» Short problem:
The required output is the exact run of lines from the line containing "Write the React, TypeScript" to the line containing "import * as d3 from 'd3';", inclusive, and nothing besides.

» Some records:
=-=-=
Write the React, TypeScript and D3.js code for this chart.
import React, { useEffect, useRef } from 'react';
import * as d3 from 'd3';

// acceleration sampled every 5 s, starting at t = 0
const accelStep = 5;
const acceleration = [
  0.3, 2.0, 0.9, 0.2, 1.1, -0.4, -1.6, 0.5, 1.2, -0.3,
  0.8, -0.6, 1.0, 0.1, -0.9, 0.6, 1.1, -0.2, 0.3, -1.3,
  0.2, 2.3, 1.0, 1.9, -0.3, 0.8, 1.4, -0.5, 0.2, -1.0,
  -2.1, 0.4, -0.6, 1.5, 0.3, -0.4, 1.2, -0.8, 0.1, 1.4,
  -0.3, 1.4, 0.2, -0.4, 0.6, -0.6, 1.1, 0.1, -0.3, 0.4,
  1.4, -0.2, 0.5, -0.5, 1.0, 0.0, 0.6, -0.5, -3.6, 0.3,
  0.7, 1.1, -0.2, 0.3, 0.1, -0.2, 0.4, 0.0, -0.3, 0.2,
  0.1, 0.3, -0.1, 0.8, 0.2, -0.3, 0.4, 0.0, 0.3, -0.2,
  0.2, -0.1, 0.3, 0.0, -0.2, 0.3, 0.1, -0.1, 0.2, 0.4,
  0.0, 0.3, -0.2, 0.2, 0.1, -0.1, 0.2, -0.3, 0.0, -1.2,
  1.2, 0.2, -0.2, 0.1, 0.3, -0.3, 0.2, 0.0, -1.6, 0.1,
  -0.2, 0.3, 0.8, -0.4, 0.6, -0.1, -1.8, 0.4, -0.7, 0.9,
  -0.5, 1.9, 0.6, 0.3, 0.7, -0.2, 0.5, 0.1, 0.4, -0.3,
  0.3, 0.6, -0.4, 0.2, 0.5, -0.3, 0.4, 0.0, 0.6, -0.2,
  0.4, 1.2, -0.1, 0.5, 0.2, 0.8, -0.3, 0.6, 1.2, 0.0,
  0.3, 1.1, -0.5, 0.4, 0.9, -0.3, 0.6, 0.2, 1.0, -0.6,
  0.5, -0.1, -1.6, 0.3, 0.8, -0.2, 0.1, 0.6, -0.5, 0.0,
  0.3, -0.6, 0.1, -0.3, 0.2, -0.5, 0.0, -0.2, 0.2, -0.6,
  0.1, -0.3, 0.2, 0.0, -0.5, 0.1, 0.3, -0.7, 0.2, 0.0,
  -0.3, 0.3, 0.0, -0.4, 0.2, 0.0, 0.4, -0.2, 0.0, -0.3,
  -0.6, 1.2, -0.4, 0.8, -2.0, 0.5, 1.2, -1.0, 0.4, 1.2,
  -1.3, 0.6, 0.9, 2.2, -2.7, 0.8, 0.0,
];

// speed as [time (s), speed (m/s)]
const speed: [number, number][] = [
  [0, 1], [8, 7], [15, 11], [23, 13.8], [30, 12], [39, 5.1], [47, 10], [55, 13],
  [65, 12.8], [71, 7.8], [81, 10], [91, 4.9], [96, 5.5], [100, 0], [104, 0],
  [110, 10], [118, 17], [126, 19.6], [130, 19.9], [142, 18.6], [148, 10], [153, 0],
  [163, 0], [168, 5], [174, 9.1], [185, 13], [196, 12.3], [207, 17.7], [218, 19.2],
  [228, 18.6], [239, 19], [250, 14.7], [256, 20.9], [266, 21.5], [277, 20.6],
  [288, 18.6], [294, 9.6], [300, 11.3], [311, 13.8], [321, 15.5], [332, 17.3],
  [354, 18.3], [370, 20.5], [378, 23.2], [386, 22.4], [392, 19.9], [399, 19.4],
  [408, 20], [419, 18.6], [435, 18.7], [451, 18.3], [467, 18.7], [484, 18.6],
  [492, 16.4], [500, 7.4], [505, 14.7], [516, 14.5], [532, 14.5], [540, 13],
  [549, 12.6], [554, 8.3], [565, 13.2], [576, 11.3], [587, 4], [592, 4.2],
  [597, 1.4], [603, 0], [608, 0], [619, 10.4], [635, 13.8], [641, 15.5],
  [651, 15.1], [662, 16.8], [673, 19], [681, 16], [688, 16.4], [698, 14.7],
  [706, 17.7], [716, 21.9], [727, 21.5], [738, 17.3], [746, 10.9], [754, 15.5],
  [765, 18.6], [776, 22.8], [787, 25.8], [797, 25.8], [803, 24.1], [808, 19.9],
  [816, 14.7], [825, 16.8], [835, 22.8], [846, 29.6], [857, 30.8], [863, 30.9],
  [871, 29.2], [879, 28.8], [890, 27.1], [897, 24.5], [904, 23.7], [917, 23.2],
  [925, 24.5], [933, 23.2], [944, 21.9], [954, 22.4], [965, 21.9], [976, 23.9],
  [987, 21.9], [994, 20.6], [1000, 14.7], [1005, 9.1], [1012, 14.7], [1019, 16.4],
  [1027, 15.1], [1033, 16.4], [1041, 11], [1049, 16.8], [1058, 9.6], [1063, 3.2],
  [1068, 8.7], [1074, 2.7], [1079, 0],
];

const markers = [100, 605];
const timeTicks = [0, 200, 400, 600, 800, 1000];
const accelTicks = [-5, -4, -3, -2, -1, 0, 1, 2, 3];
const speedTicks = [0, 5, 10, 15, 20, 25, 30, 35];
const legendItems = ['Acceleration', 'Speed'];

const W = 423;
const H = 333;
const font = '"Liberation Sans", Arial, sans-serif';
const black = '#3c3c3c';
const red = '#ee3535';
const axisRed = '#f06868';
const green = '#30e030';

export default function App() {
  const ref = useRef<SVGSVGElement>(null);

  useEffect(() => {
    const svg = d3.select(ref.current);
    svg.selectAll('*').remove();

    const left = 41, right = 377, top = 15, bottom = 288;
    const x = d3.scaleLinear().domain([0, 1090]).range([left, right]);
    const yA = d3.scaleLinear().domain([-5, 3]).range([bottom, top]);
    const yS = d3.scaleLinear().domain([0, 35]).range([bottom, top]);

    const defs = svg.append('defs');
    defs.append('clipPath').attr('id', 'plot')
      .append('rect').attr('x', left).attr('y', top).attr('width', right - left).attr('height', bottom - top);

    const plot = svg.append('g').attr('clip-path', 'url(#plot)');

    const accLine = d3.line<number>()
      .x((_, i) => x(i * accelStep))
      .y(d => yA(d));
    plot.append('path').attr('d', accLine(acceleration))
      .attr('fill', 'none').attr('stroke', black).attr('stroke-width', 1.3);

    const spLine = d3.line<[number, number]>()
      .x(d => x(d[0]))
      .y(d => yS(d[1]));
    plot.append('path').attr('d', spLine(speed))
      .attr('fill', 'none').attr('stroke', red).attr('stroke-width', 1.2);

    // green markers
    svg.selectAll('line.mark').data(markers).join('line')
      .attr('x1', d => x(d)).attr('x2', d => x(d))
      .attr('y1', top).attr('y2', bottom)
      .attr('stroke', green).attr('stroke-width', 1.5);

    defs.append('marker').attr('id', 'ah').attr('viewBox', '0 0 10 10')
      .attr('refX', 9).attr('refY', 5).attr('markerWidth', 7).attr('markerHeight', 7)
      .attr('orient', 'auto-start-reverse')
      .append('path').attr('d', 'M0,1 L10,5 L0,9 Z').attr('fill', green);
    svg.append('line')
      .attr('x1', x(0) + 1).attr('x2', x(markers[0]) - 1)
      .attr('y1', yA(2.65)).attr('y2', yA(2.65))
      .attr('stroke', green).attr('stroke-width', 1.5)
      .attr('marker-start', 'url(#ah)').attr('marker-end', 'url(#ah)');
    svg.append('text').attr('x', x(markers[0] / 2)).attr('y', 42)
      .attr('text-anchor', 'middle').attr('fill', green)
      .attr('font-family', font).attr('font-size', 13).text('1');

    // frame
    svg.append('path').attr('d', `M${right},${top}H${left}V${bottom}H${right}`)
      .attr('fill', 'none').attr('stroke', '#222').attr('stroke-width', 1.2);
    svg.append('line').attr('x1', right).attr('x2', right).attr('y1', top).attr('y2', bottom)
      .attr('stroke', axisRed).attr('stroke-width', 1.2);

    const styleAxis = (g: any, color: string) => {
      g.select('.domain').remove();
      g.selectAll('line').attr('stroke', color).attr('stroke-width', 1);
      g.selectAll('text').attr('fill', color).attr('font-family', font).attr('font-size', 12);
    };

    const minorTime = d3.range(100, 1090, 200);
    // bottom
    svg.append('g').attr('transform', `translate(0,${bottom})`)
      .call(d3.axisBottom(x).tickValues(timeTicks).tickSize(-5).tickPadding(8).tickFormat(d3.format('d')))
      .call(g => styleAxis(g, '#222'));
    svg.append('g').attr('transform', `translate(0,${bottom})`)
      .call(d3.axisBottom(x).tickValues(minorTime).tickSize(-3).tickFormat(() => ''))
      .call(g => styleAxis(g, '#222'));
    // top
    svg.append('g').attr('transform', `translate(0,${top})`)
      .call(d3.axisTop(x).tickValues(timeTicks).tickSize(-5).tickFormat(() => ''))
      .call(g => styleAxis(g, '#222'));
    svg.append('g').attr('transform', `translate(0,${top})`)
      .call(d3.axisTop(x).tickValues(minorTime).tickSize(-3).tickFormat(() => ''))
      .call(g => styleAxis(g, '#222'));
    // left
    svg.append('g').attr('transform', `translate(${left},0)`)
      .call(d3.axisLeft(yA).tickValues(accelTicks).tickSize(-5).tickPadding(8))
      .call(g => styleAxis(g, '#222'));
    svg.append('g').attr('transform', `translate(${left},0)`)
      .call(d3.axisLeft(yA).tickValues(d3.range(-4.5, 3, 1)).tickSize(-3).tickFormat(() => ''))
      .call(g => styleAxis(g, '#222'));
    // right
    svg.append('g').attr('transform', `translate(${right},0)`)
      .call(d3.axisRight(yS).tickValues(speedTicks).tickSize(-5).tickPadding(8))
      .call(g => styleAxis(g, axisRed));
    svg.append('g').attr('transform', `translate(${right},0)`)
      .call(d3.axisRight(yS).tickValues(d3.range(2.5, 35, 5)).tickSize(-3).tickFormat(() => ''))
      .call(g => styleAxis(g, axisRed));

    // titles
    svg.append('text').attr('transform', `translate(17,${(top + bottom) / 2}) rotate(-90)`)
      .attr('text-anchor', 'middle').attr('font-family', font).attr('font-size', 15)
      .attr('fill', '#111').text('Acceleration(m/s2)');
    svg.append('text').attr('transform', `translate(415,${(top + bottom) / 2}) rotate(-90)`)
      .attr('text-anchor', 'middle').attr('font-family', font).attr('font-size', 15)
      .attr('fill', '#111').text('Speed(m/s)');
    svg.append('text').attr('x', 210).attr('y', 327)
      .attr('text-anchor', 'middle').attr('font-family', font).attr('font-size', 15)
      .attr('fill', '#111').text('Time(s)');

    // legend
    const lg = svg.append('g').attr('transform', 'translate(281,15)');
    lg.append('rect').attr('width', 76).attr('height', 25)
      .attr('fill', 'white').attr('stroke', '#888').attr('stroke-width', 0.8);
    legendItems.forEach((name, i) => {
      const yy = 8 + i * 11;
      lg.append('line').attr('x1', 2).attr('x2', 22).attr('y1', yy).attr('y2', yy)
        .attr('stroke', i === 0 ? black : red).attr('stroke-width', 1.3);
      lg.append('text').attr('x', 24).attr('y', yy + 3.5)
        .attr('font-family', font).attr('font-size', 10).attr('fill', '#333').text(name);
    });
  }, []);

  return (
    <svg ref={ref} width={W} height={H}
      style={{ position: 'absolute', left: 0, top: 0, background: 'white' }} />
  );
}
=-=-=
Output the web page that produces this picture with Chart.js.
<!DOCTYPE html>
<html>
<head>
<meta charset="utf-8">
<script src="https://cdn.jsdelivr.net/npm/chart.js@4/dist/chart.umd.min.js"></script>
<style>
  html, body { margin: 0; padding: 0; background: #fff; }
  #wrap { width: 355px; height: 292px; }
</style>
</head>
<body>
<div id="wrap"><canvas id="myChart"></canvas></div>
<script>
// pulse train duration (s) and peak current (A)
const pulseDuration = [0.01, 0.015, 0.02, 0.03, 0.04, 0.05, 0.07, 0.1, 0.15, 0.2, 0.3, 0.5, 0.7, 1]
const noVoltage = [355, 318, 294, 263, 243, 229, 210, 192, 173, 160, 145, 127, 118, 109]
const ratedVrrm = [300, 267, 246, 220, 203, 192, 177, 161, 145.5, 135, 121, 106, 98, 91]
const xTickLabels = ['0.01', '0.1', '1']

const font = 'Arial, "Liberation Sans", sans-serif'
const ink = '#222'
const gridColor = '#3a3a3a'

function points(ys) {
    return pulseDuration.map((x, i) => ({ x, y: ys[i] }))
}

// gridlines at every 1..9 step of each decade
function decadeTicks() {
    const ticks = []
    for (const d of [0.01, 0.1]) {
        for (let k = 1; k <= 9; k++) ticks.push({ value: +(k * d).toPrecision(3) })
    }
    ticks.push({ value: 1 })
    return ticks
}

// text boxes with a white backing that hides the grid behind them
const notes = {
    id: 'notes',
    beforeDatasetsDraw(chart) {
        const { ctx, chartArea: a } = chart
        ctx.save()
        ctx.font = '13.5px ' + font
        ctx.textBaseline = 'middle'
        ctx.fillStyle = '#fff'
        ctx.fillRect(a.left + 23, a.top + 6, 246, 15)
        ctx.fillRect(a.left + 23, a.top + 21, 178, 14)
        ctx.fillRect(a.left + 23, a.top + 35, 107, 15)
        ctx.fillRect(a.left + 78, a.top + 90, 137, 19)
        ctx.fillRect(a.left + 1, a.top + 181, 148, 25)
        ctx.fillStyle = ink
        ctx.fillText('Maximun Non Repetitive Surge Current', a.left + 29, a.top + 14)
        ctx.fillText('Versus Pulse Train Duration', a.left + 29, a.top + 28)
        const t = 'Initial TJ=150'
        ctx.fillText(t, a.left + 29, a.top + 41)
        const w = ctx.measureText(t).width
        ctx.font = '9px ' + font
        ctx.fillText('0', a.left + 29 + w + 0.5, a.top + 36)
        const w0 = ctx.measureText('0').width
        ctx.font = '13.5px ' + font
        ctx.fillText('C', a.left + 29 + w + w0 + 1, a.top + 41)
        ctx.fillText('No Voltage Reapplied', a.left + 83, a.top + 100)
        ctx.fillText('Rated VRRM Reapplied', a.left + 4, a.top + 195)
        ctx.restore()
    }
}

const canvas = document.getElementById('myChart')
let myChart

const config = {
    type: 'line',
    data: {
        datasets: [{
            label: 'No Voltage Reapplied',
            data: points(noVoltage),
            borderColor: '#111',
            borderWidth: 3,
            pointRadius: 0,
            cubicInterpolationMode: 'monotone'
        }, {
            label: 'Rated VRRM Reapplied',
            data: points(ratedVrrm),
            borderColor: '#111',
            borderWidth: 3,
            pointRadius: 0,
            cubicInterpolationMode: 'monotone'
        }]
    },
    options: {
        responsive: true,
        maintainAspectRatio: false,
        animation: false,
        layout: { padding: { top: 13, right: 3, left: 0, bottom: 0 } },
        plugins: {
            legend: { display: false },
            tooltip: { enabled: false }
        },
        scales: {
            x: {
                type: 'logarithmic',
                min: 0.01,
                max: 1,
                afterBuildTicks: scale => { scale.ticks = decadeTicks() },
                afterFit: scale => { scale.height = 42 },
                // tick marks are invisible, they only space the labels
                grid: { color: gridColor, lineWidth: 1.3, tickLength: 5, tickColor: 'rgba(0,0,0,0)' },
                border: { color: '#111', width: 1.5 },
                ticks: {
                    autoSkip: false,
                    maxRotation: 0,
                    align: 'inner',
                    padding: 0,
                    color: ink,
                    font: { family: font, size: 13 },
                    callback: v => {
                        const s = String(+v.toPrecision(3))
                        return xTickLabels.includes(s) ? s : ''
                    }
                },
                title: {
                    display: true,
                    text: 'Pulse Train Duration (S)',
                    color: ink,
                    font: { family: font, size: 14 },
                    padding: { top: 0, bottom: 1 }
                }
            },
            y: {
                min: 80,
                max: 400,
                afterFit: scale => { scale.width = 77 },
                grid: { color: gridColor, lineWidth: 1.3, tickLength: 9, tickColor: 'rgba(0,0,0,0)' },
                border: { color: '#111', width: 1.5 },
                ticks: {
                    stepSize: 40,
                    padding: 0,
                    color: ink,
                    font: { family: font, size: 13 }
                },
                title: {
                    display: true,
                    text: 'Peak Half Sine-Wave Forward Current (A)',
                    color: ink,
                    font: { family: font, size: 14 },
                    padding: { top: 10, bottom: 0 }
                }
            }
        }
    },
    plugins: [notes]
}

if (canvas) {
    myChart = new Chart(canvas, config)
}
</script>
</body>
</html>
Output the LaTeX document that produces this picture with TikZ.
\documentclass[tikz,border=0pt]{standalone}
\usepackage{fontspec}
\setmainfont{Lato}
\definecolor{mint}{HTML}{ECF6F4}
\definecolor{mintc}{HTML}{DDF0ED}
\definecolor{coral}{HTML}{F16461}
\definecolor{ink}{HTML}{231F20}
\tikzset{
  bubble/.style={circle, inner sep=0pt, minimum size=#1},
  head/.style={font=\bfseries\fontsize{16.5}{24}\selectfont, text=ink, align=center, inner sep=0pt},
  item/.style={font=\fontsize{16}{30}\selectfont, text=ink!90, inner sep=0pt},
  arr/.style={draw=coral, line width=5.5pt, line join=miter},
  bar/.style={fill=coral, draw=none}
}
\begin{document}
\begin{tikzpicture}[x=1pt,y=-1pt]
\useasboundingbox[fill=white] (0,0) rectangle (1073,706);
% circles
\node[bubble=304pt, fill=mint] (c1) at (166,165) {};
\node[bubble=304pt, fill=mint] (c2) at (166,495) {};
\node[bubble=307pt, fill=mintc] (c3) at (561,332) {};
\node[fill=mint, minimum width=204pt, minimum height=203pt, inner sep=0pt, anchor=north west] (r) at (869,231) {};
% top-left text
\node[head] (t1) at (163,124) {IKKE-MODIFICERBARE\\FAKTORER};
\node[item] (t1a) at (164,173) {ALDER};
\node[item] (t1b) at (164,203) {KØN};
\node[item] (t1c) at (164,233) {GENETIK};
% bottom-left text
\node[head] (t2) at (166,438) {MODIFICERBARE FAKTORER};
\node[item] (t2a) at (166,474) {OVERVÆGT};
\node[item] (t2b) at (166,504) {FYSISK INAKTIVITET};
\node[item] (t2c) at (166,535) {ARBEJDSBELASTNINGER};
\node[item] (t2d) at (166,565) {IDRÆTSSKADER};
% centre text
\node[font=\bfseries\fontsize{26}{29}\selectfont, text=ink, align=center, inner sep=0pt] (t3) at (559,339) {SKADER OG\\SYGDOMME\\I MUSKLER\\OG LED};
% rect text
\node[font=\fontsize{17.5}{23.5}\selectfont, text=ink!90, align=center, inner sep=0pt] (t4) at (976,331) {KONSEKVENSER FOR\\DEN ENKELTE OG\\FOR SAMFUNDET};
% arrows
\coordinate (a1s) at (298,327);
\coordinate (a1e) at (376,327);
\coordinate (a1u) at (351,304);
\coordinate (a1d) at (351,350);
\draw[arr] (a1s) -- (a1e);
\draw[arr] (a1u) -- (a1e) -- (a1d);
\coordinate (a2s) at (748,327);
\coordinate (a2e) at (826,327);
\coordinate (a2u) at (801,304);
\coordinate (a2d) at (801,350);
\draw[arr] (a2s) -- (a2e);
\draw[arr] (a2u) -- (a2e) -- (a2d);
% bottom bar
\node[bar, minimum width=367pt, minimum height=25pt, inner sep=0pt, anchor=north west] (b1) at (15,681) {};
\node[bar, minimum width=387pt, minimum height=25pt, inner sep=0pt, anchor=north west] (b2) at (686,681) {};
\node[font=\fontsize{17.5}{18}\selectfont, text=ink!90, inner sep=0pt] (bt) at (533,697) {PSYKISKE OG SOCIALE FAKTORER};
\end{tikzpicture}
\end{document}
=-=-=
» Task response:
Write the React, TypeScript and D3.js code for this chart.
import React, { useEffect, useRef } from 'react';
import * as d3 from 'd3';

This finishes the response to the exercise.